§ Information supplied:
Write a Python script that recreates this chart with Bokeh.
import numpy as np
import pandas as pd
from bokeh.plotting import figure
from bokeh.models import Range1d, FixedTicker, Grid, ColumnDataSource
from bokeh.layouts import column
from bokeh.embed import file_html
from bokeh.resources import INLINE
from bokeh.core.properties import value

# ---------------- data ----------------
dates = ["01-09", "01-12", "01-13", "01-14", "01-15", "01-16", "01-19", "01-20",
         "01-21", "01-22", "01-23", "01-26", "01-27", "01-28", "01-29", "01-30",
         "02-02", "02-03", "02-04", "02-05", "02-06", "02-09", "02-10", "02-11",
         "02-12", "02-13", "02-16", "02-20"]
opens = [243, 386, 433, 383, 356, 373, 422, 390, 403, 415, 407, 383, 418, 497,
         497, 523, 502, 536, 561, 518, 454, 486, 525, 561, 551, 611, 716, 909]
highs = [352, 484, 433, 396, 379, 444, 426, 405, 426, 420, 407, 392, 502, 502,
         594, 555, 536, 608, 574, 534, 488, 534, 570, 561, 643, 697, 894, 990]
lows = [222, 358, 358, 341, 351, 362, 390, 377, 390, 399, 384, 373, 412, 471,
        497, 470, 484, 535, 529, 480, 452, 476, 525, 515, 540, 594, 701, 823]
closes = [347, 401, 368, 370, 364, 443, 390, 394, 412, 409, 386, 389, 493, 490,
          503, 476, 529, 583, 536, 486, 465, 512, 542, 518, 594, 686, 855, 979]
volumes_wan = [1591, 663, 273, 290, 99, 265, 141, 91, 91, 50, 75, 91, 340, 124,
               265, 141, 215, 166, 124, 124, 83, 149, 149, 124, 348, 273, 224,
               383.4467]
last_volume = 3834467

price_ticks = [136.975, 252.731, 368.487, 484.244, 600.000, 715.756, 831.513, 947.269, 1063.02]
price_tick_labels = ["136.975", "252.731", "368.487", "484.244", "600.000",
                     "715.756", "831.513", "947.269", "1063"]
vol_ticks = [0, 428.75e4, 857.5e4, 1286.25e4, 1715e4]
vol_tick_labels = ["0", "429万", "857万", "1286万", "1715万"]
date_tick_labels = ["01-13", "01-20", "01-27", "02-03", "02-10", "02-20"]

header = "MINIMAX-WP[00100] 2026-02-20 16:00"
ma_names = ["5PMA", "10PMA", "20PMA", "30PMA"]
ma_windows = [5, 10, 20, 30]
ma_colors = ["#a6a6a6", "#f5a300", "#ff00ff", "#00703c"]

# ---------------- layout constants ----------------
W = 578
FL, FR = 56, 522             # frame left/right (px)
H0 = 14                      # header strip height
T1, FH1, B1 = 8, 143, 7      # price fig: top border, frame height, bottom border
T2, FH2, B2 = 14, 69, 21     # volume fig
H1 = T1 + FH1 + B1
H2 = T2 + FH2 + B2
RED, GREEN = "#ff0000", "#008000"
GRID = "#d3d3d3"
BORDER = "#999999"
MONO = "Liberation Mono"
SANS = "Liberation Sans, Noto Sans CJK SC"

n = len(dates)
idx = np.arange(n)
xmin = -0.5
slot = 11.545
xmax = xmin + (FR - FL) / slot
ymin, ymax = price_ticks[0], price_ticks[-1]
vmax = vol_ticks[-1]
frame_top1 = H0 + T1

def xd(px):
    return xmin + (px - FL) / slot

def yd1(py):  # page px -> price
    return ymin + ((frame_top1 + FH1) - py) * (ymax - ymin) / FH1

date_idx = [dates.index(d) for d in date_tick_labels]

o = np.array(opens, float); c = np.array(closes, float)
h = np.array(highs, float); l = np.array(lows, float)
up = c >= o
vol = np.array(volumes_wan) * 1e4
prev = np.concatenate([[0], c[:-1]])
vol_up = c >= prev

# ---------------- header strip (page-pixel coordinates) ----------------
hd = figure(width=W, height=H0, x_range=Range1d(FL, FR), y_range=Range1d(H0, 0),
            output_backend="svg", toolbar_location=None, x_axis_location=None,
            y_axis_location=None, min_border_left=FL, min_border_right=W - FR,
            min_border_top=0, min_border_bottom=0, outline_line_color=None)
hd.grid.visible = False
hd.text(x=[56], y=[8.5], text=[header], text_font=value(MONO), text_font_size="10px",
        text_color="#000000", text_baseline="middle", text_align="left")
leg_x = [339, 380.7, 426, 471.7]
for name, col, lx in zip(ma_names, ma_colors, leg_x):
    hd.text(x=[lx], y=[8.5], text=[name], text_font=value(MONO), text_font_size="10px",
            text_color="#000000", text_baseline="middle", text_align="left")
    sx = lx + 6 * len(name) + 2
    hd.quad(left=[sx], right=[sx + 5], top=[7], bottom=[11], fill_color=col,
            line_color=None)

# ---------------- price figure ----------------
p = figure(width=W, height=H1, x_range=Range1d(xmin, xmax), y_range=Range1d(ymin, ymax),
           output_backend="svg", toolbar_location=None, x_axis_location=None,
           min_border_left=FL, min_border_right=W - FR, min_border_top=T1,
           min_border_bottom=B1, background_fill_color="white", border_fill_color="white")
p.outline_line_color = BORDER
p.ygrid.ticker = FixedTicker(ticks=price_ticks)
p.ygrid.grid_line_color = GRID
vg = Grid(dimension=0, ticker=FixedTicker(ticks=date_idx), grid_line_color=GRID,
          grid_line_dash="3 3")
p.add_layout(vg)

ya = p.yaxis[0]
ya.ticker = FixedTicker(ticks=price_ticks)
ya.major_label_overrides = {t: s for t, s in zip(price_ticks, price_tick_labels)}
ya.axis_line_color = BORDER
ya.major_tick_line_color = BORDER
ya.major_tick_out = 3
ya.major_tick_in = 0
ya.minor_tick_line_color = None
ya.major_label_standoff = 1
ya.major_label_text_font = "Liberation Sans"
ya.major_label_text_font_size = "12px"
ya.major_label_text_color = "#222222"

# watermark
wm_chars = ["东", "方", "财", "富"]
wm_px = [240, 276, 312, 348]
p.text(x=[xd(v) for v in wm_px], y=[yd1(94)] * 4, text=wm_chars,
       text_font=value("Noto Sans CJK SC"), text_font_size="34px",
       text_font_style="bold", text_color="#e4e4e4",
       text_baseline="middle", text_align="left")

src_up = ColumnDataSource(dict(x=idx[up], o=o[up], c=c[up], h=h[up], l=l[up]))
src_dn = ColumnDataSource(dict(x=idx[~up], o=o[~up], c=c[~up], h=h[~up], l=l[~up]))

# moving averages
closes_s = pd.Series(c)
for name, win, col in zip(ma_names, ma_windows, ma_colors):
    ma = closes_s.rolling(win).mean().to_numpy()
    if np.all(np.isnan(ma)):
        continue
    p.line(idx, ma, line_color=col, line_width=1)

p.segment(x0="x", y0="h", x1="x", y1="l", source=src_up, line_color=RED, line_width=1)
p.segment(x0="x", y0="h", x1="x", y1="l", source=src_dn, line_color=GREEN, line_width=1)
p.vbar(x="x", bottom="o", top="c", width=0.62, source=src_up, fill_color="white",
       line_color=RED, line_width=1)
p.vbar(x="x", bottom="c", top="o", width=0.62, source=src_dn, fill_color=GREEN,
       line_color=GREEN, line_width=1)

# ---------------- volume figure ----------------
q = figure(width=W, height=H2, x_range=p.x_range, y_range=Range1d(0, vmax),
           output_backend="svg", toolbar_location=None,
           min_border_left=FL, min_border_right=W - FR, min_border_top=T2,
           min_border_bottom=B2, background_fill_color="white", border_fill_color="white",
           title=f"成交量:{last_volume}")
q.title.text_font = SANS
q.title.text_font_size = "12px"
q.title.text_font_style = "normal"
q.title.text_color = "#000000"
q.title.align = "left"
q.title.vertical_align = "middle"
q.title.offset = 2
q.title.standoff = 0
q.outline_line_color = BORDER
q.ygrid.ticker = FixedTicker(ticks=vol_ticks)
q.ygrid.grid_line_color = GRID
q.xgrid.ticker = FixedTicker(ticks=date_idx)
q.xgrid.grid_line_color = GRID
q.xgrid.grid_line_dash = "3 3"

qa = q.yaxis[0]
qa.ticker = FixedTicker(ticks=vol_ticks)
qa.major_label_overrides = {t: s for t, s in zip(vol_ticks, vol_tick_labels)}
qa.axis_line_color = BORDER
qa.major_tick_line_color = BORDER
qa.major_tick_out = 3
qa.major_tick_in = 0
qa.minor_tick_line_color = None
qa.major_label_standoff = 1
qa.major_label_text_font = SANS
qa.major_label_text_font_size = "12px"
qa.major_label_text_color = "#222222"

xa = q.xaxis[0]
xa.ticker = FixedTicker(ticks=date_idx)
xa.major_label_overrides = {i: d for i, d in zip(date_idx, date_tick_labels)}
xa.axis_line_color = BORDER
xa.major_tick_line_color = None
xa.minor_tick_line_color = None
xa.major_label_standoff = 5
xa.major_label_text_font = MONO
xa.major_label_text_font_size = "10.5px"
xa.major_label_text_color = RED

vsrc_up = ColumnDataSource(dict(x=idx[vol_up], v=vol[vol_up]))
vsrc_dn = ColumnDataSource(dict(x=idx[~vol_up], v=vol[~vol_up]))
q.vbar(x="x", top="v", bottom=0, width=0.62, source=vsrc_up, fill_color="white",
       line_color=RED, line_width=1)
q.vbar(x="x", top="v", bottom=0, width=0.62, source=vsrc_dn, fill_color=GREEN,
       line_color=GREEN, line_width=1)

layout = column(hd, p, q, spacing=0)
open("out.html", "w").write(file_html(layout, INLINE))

§ Exercise goal: Beginning at the top of the data, please return every line until and including the line containing "from bokeh.core.properties import value", copied exactly, and nothing past it.

§ Exercise solution:
Write a Python script that recreates this chart with Bokeh.
import numpy as np
import pandas as pd
from bokeh.plotting import figure
from bokeh.models import Range1d, FixedTicker, Grid, ColumnDataSource
from bokeh.layouts import column
from bokeh.embed import file_html
from bokeh.resources import INLINE
from bokeh.core.properties import value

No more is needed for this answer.